Australian businesses said that four factors prevented or limited them from using ICTs during 2019-2020, according to new research from the Australian Bureau of Statistics.
The main reasons were a lack of skilled persons within the business, unsuitable internet speeds, uncertainty around the cost or benefit, and insufficient knowledge of ICTs.
The research is from the Australian Bureau of Statistics' Business Characteristics Survey that examined businesses in the country during the 2019-2020 financial year. This was the first time questions had been put forward to businesses regarding the use of specific Information and Communication Technologies (ICTs) they used.
Sixty-nine percent of all businesses recorded using one or more ICT while businesses with 200 or more employees (95%) were the most likely to report using one or more ICT. Also, cloud technology (67%) and cyber security software (26%) were the most common ICTs used by businesses in the country.
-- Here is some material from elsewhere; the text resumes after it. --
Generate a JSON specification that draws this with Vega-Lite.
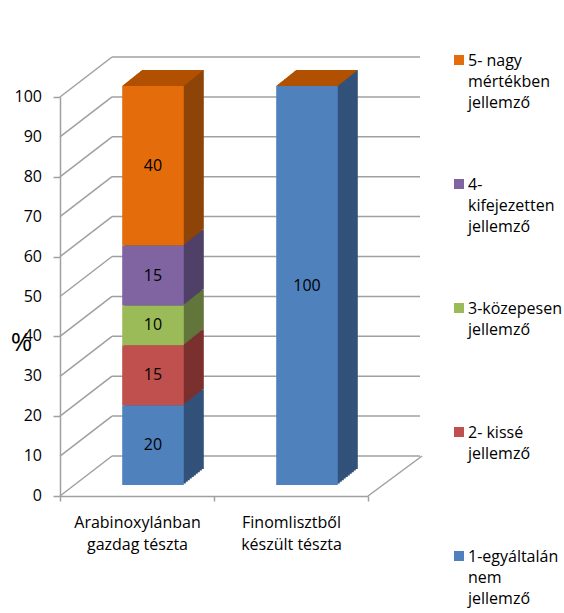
{
  "$schema": "https://vega.github.io/schema/vega-lite/v6.json",
  "autosize": "none",
  "width": 308,
  "height": 399,
  "padding": {"left": 60, "top": 97, "right": 196, "bottom": 117},
  "config": {
    "font": "Open Sans",
    "view": {"stroke": null},
    "style": {"guide-label": {"lineHeight": 21}},
    "axis": {"domainColor": "#a0a0a0", "tickColor": "#a0a0a0", "domainWidth": 1.5, "tickWidth": 1.5, "grid": false, "labelFont": "Open Sans", "labelFontSize": 16, "labelColor": "#000000", "labelOverlap": false},
    "legend": {"labelFont": "Open Sans", "labelFontSize": 16, "labelColor": "#000000"}
  },
  "datasets": {
    "adat": [
      {"termek": "Arabinoxylánban gazdag tészta", "jelleg": "1-egyáltalán nem jellemző", "ertek": 20},
      {"termek": "Arabinoxylánban gazdag tészta", "jelleg": "2- kissé jellemző", "ertek": 15},
      {"termek": "Arabinoxylánban gazdag tészta", "jelleg": "3-közepesen jellemző", "ertek": 10},
      {"termek": "Arabinoxylánban gazdag tészta", "jelleg": "4- kifejezetten jellemző", "ertek": 15},
      {"termek": "Arabinoxylánban gazdag tészta", "jelleg": "5- nagy mértékben jellemző", "ertek": 40},
      {"termek": "Finomlisztből készült tészta", "jelleg": "1-egyáltalán nem jellemző", "ertek": 100},
      {"termek": "Finomlisztből készült tészta", "jelleg": "2- kissé jellemző", "ertek": 0},
      {"termek": "Finomlisztből készült tészta", "jelleg": "3-közepesen jellemző", "ertek": 0},
      {"termek": "Finomlisztből készült tészta", "jelleg": "4- kifejezetten jellemző", "ertek": 0},
      {"termek": "Finomlisztből készült tészta", "jelleg": "5- nagy mértékben jellemző", "ertek": 0}
    ],
    "racs": [{"t": 0}, {"t": 10}, {"t": 20}, {"t": 30}, {"t": 40}, {"t": 50}, {"t": 60}, {"t": 70}, {"t": 80}, {"t": 90}, {"t": 100}]
  },
  "resolve": {"scale": {"x": "independent"}},
  "layer": [
    {
      "data": {"name": "racs"},
      "layer": [
        {
          "mark": {"type": "rule", "color": "#a0a0a0", "strokeWidth": 1.5, "yOffset": -40},
          "encoding": {
            "x": {"datum": 52, "type": "quantitative", "scale": {"domain": [0, 308]}, "axis": null},
            "x2": {"datum": 360},
            "y": {"field": "t", "type": "quantitative", "title": "%", "scale": {"domain": [0, 100]}}
          }
        },
        {
          "mark": {"type": "rule", "color": "#a0a0a0", "strokeWidth": 1.5, "y2Offset": -40},
          "encoding": {
            "x": {"datum": 0, "type": "quantitative", "scale": {"domain": [0, 308]}, "axis": null},
            "x2": {"datum": 52},
            "y": {"field": "t", "type": "quantitative", "title": "%"},
            "y2": {"field": "t"}
          }
        },
        {
          "transform": [{"filter": "datum.t == 0"}],
          "mark": {"type": "rule", "color": "#a0a0a0", "strokeWidth": 1.5, "y2Offset": -40},
          "encoding": {
            "x": {"datum": 308, "type": "quantitative", "scale": {"domain": [0, 308]}, "axis": null},
            "x2": {"datum": 362},
            "y": {"field": "t", "type": "quantitative", "title": "%"},
            "y2": {"field": "t"}
          }
        },
        {
          "mark": {"type": "text", "align": "right", "baseline": "middle", "xOffset": -18, "fontSize": 16, "font": "Open Sans", "color": "#000000"},
          "encoding": {
            "x": {"datum": 0, "type": "quantitative", "scale": {"domain": [0, 308]}, "axis": null},
            "y": {"field": "t", "type": "quantitative", "title": "%"},
            "text": {"field": "t", "type": "quantitative"}
          }
        }
      ]
    },
    {
      "data": {"name": "adat"},
      "encoding": {
        "x": {"field": "termek", "type": "nominal", "sort": null, "title": null,
          "scale": {"paddingInner": 0, "paddingOuter": 0},
          "axis": {"labelAngle": 0, "tickBand": "extent", "tickSize": 5, "labelPadding": 13, "labelLineHeight": 22,
            "labelExpr": "[slice(datum.label, 0, indexof(datum.label, ' ')), slice(datum.label, indexof(datum.label, ' ') + 1)]"}},
        "y": {"field": "ertek", "type": "quantitative", "title": "%", "stack": "zero",
          "axis": {"values": [0, 10, 20, 30, 40, 50, 60, 70, 80, 90, 100], "tickSize": 7, "labels": false,
            "titleAngle": 0, "titleAlign": "center", "titleBaseline": "alphabetic", "titleX": -39, "titleY": 253,
            "titleFontSize": 26, "titleFontWeight": "normal", "titleColor": "#000000", "titleFont": "Open Sans"}},
        "order": {"field": "jelleg", "sort": "ascending"}
      },
      "layer": [
        {"mark": {"type": "bar", "width": {"band": 0.4}, "xOffset": 36, "yOffset": -27}, "encoding": {"fill": {"field": "jelleg", "type": "nominal", "legend": null, "scale": {"domain": ["1-egyáltalán nem jellemző", "2- kissé jellemző", "3-közepesen jellemző", "4- kifejezetten jellemző", "5- nagy mértékben jellemző"], "range": ["#32527A", "#7A302E", "#62753A", "#504068", "#8E4408"]}}}},
        {"mark": {"type": "bar", "width": {"band": 0.4}, "xOffset": 34, "yOffset": -25.4}, "encoding": {"fill": {"field": "jelleg", "type": "nominal", "legend": null}}},
        {"mark": {"type": "bar", "width": {"band": 0.4}, "xOffset": 32, "yOffset": -23.8}, "encoding": {"fill": {"field": "jelleg", "type": "nominal", "legend": null}}},
        {"mark": {"type": "bar", "width": {"band": 0.4}, "xOffset": 30, "yOffset": -22.2}, "encoding": {"fill": {"field": "jelleg", "type": "nominal", "legend": null}}},
        {"mark": {"type": "bar", "width": {"band": 0.4}, "xOffset": 28, "yOffset": -20.6}, "encoding": {"fill": {"field": "jelleg", "type": "nominal", "legend": null}}},
        {"mark": {"type": "bar", "width": {"band": 0.4}, "xOffset": 26, "yOffset": -19}, "encoding": {"fill": {"field": "jelleg", "type": "nominal", "legend": null}}},
        {"mark": {"type": "bar", "width": {"band": 0.4}, "xOffset": 24, "yOffset": -17.4}, "encoding": {"fill": {"field": "jelleg", "type": "nominal", "legend": null}}},
        {"mark": {"type": "bar", "width": {"band": 0.4}, "xOffset": 22, "yOffset": -15.8}, "encoding": {"fill": {"field": "jelleg", "type": "nominal", "legend": null}}},
        {"mark": {"type": "bar", "width": {"band": 0.4}, "xOffset": 20, "yOffset": -14.2}, "encoding": {"fill": {"field": "jelleg", "type": "nominal", "legend": null}}},
        {"mark": {"type": "bar", "width": {"band": 0.4}, "xOffset": 18, "yOffset": -12.6}, "encoding": {"fill": {"field": "jelleg", "type": "nominal", "legend": null}}},
        {
          "transform": [
            {"stack": "ertek", "groupby": ["termek"], "sort": [{"field": "jelleg", "order": "ascending"}], "as": ["y0", "y1"]},
            {"filter": "datum.jelleg == '5- nagy mértékben jellemző'"}
          ],
          "mark": {"type": "point", "filled": true, "opacity": 1, "fill": "#B05000", "strokeWidth": 0, "xOffset": 16, "yOffset": -11,
            "shape": "M-1,0L1,0L1.649,-0.519L-0.351,-0.519Z", "size": 3795},
          "encoding": {"y": {"field": "y1", "type": "quantitative", "title": "%"}}
        },
        {
          "mark": {"type": "bar", "width": {"band": 0.4}, "xOffset": 16, "yOffset": -11},
          "encoding": {"color": {"field": "jelleg", "type": "nominal",
            "scale": {"domain": ["5- nagy mértékben jellemző", "4- kifejezetten jellemző", "3-közepesen jellemző", "2- kissé jellemző", "1-egyáltalán nem jellemző"], "range": ["#E46C0A", "#8064A2", "#9BBB59", "#C0504D", "#4F81BD"]},
            "legend": {"orient": "none", "legendX": 391, "legendY": -52, "title": null, "symbolType": "M-1,0.4H1V2.4H-1Z", "symbolSize": 100, "symbolStrokeWidth": 0,
              "labelBaseline": "top", "rowPadding": 58, "labelOffset": 1, "padding": 0, "labelLimit": 300,
              "labelExpr": "datum.label == '5- nagy mértékben jellemző' ? ['5- nagy', 'mértékben', 'jellemző'] : datum.label == '4- kifejezetten jellemző' ? ['4-', 'kifejezetten', 'jellemző'] : datum.label == '3-közepesen jellemző' ? ['3-közepesen', 'jellemző', ' '] : datum.label == '2- kissé jellemző' ? ['2- kissé', 'jellemző', ' '] : ['1-egyáltalán', 'nem', 'jellemző']"}}}
        },
        {
          "transform": [{"filter": "datum.ertek > 0"}],
          "mark": {"type": "text", "xOffset": 16, "yOffset": -11, "fontSize": 16, "color": "#000000", "font": "Open Sans"},
          "encoding": {
            "y": {"field": "ertek", "type": "quantitative", "title": "%", "stack": "zero", "bandPosition": 0.5},
            "detail": {"field": "jelleg"},
            "text": {"field": "ertek", "type": "quantitative"}
          }
        }
      ]
    }
  ]
}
The survey also found that business use of paid cloud computing continued to grow, with 55% of all businesses using paid cloud computing, compared to 42% in 2017-2018. The use of this technology also increased with each consecutive employment size category; four in five (81%) businesses with 200 or more persons employed reported using this tech.
Furthermore, the proportion of businesses that reported internet security incidents or breaches continued to decline; 8% in 2019-2020, compared with 11% in 2017-2018 and 16% in 2015-2016. In 2019-2020, 20% of all businesses reported having upgraded their cyber security software, standards, or protocols as part of their management practices for the use of ICTs.
In May, the Australian government announced it would invest almost $1.2 billion AUD (£670 million) in its digital future as part of its strategy to transform the country into a modern and leading digital economy by 2030. The investment would include digital cadetships to build digital skills, a new National Artificial Intelligence Centre, and support for emerging aviation technologies like drones.